BEGIN Information supplied
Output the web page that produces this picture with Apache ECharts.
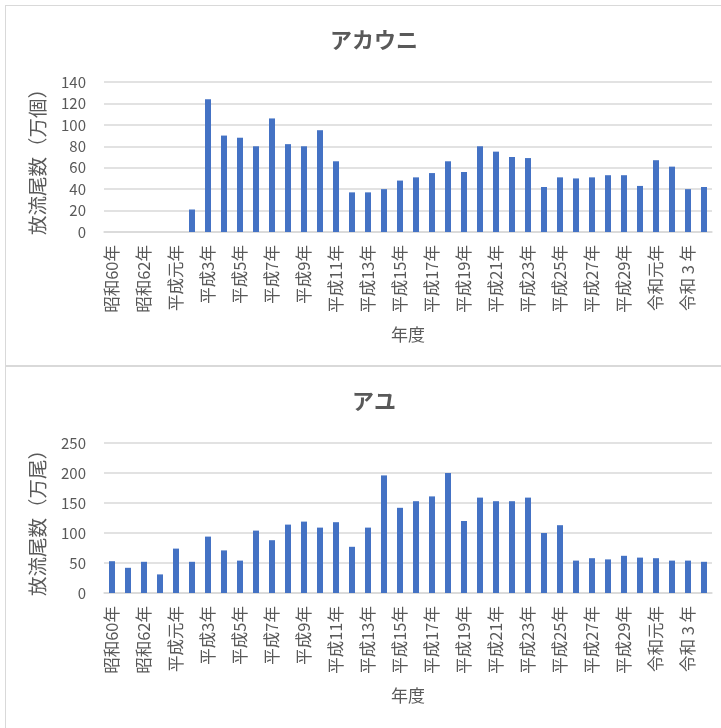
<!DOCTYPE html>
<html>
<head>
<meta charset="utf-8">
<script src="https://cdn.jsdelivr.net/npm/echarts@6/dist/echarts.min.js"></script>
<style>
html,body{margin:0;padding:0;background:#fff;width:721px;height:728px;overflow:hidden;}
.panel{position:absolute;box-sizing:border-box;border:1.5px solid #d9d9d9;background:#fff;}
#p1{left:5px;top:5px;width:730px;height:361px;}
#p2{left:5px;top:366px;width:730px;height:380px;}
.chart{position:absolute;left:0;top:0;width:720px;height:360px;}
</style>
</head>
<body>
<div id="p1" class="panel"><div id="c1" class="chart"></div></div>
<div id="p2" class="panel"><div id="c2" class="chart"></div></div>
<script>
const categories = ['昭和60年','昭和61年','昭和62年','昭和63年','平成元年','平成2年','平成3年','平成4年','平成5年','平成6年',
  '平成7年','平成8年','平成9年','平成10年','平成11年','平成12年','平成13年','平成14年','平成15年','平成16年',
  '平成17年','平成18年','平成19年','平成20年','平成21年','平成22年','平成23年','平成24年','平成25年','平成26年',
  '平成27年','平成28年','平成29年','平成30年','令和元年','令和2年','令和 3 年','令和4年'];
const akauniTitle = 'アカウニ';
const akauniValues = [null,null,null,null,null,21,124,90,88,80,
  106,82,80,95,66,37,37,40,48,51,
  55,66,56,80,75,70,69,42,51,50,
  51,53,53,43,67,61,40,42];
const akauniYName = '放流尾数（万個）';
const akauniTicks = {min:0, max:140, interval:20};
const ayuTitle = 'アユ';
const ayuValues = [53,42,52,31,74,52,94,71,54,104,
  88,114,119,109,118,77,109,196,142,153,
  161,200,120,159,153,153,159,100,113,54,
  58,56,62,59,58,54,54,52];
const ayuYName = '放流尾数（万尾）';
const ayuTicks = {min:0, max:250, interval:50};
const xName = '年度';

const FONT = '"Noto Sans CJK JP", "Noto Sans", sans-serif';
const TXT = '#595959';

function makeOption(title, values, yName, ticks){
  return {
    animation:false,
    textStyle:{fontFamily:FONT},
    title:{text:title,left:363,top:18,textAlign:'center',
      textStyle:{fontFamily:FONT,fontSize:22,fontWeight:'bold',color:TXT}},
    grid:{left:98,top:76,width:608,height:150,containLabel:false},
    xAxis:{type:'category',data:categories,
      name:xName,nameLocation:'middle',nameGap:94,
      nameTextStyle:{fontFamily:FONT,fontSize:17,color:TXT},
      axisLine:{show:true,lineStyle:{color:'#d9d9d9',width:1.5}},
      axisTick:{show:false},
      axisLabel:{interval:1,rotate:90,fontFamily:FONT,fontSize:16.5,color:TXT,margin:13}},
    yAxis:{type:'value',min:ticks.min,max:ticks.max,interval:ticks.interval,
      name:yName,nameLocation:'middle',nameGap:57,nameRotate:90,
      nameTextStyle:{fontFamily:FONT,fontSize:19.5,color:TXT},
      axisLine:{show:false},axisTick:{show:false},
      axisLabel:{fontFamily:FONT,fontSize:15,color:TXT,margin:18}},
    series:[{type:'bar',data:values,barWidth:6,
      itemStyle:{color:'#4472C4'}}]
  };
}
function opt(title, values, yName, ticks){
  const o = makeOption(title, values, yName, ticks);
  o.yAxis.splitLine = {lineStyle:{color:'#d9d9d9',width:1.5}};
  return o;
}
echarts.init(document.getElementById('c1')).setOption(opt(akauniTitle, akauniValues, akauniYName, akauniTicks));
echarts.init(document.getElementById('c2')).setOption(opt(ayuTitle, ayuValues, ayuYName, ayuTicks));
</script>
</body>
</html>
END Information supplied
▸ **Given problem**
Write out the whole listing again, exactly, with no pictures.

▸ **The result**
Output the web page that produces this picture with Apache ECharts.
<!DOCTYPE html>
<html>
<head>
<meta charset="utf-8">
<script src="https://cdn.jsdelivr.net/npm/echarts@6/dist/echarts.min.js"></script>
<style>
html,body{margin:0;padding:0;background:#fff;width:721px;height:728px;overflow:hidden;}
.panel{position:absolute;box-sizing:border-box;border:1.5px solid #d9d9d9;background:#fff;}
#p1{left:5px;top:5px;width:730px;height:361px;}
#p2{left:5px;top:366px;width:730px;height:380px;}
.chart{position:absolute;left:0;top:0;width:720px;height:360px;}
</style>
</head>
<body>
<div id="p1" class="panel"><div id="c1" class="chart"></div></div>
<div id="p2" class="panel"><div id="c2" class="chart"></div></div>
<script>
const categories = ['昭和60年','昭和61年','昭和62年','昭和63年','平成元年','平成2年','平成3年','平成4年','平成5年','平成6年',
  '平成7年','平成8年','平成9年','平成10年','平成11年','平成12年','平成13年','平成14年','平成15年','平成16年',
  '平成17年','平成18年','平成19年','平成20年','平成21年','平成22年','平成23年','平成24年','平成25年','平成26年',
  '平成27年','平成28年','平成29年','平成30年','令和元年','令和2年','令和 3 年','令和4年'];
const akauniTitle = 'アカウニ';
const akauniValues = [null,null,null,null,null,21,124,90,88,80,
  106,82,80,95,66,37,37,40,48,51,
  55,66,56,80,75,70,69,42,51,50,
  51,53,53,43,67,61,40,42];
const akauniYName = '放流尾数（万個）';
const akauniTicks = {min:0, max:140, interval:20};
const ayuTitle = 'アユ';
const ayuValues = [53,42,52,31,74,52,94,71,54,104,
  88,114,119,109,118,77,109,196,142,153,
  161,200,120,159,153,153,159,100,113,54,
  58,56,62,59,58,54,54,52];
const ayuYName = '放流尾数（万尾）';
const ayuTicks = {min:0, max:250, interval:50};
const xName = '年度';

const FONT = '"Noto Sans CJK JP", "Noto Sans", sans-serif';
const TXT = '#595959';

function makeOption(title, values, yName, ticks){
  return {
    animation:false,
    textStyle:{fontFamily:FONT},
    title:{text:title,left:363,top:18,textAlign:'center',
      textStyle:{fontFamily:FONT,fontSize:22,fontWeight:'bold',color:TXT}},
    grid:{left:98,top:76,width:608,height:150,containLabel:false},
    xAxis:{type:'category',data:categories,
      name:xName,nameLocation:'middle',nameGap:94,
      nameTextStyle:{fontFamily:FONT,fontSize:17,color:TXT},
      axisLine:{show:true,lineStyle:{color:'#d9d9d9',width:1.5}},
      axisTick:{show:false},
      axisLabel:{interval:1,rotate:90,fontFamily:FONT,fontSize:16.5,color:TXT,margin:13}},
    yAxis:{type:'value',min:ticks.min,max:ticks.max,interval:ticks.interval,
      name:yName,nameLocation:'middle',nameGap:57,nameRotate:90,
      nameTextStyle:{fontFamily:FONT,fontSize:19.5,color:TXT},
      axisLine:{show:false},axisTick:{show:false},
      axisLabel:{fontFamily:FONT,fontSize:15,color:TXT,margin:18}},
    series:[{type:'bar',data:values,barWidth:6,
      itemStyle:{color:'#4472C4'}}]
  };
}
function opt(title, values, yName, ticks){
  const o = makeOption(title, values, yName, ticks);
  o.yAxis.splitLine = {lineStyle:{color:'#d9d9d9',width:1.5}};
  return o;
}
echarts.init(document.getElementById('c1')).setOption(opt(akauniTitle, akauniValues, akauniYName, akauniTicks));
echarts.init(document.getElementById('c2')).setOption(opt(ayuTitle, ayuValues, ayuYName, ayuTicks));
</script>
</body>
</html>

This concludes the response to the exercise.